02 November 2005

Denver has passed an ordinance legalizing small quantities of personal-use marijuana. The bad news for the tokers? The police will apparently continue charging people using the state statute instead of the city ordinance.


Ken Lammers said...

BananaJunior said...
Tom, I like to think you're just commenting, but I do think I hear a hint of gloating from you. What's so great about charging people based on the state statute when the city refuses to have a statute of their own? Shouldn't police officers follow the will of the voters in the city that employs them? And shouldn't prosecutors respect the will of the voters as well?

Tom, although I think too many people get charged for dumb things, I think the ultimate responsibility for law enforcement lies on the voters themselves. So when some [idiot] in California gets life for writing 2 bad checks and stealing a slice of pizza or something, and not confessing to get a better deal, the voters caused that, it's really down to them. So when the voters decide to back off in one particular area, shouldn't that just happen? What should a policeman do? A prosecutor?

Ken Lammers said...


While your thoughts and enthusiasm are welcome, I ask that you please refrain from cursing. You seem quite capable of getting your ideas across without it.

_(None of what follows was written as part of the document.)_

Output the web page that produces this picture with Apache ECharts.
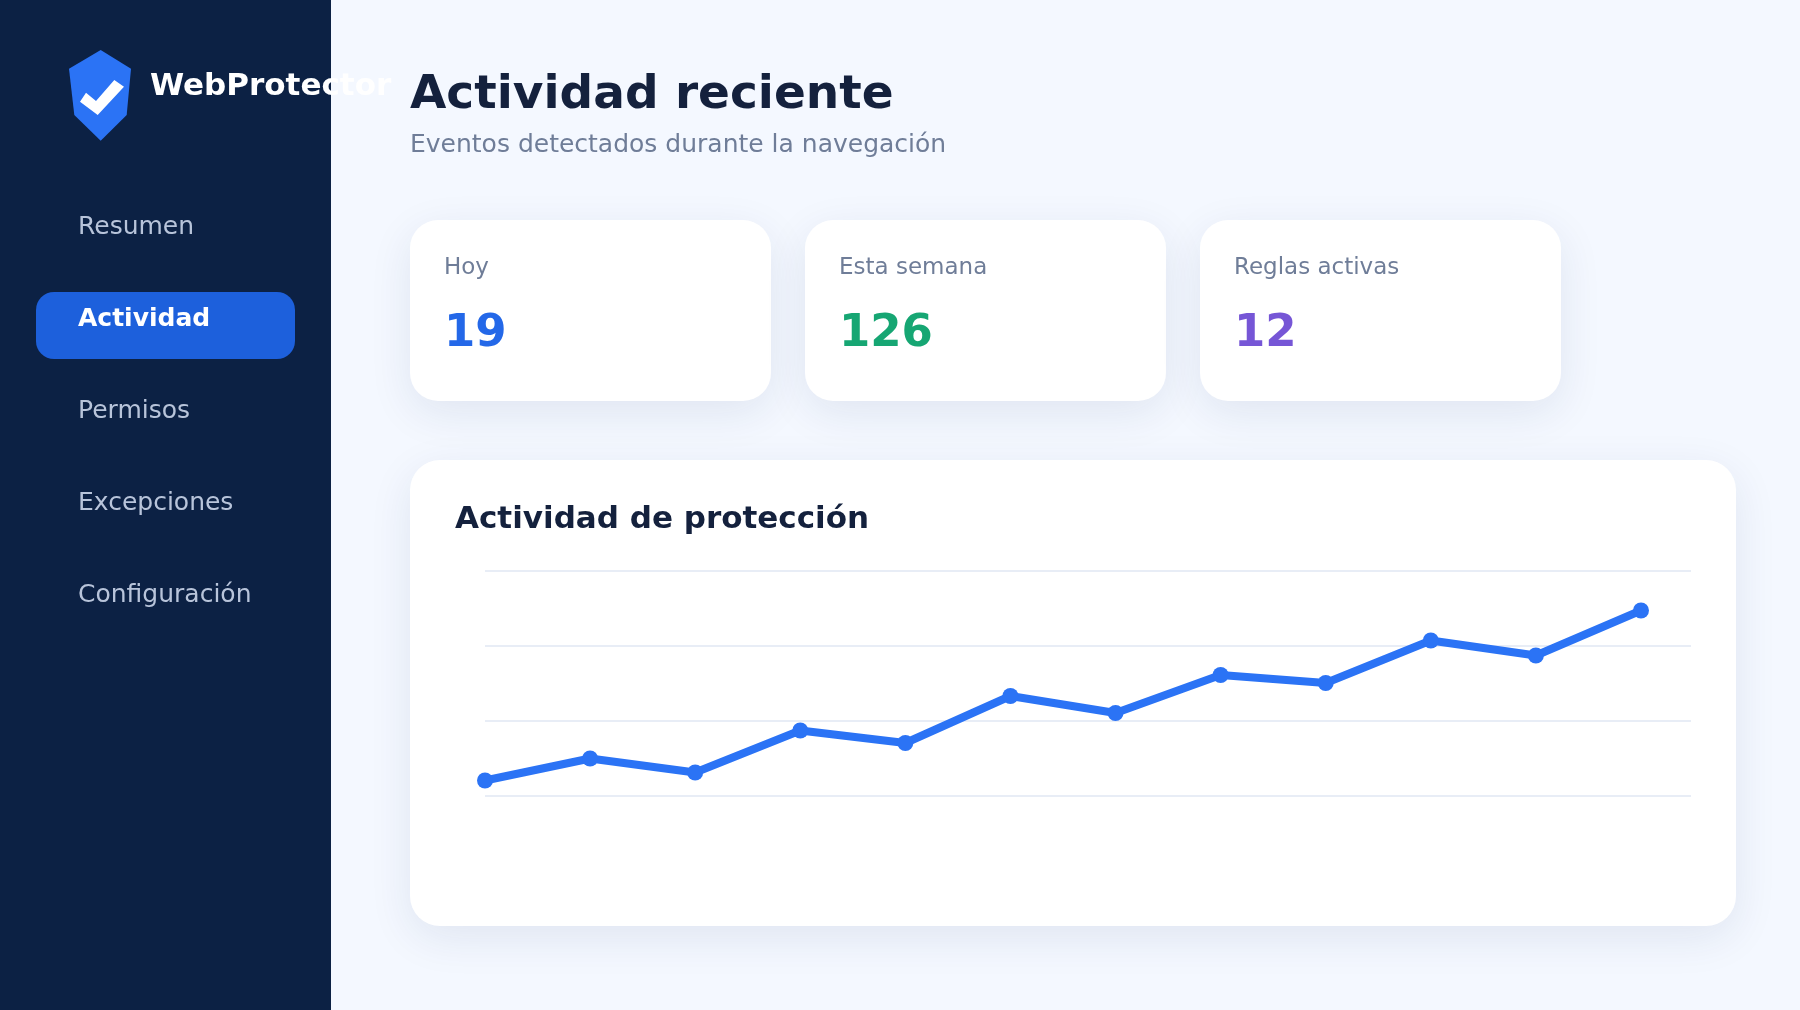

BTW: I thnk Tom was attempting humor - not crowing. Humor is a hard concept for prosecutors. ;-) We'll probably have to help him along a little.

Anonymous said...

Certainly, Ken. I shall use the word "dumbperson" from now on, instead of the vulgar word resembling it. Thank you.

Anonymous said...

And I guess I'm talking about a broader issue here - how legitimate is it for the government to promote various criminal laws, as opposed to obediently following the will of the voters? Understandably the government has some role here - suppose the voters wish to burn witches! Or wish to legalize murder (although I rather think that the "common law" reference in the Constitution would ensure this would be impossible, even were all statutes repealed.)

However, should these policemen be allowed to make a public policy to enforce a law that those under their jurisdiction demonstratably, democratically do not want?

Can the government, to take it to the highest level, have "opinions" on how the people "should vote"? I understand that Senator Kerry wants me to vote Democratic, and President Bush wants me to vote Republican, but neither of them IS the government, are they? The government itself has no partisan or other affiliation, does it, except subservience to the consent of the governed?

Because, hey, go to www.pushingback.org, they're openly condemning the "legalization lobby" with TAXPAYER money! They are quite openly telling the taxpayer how to vote, and using his money to do it. You could call this "general welfare", but it's totally a stretch to do that.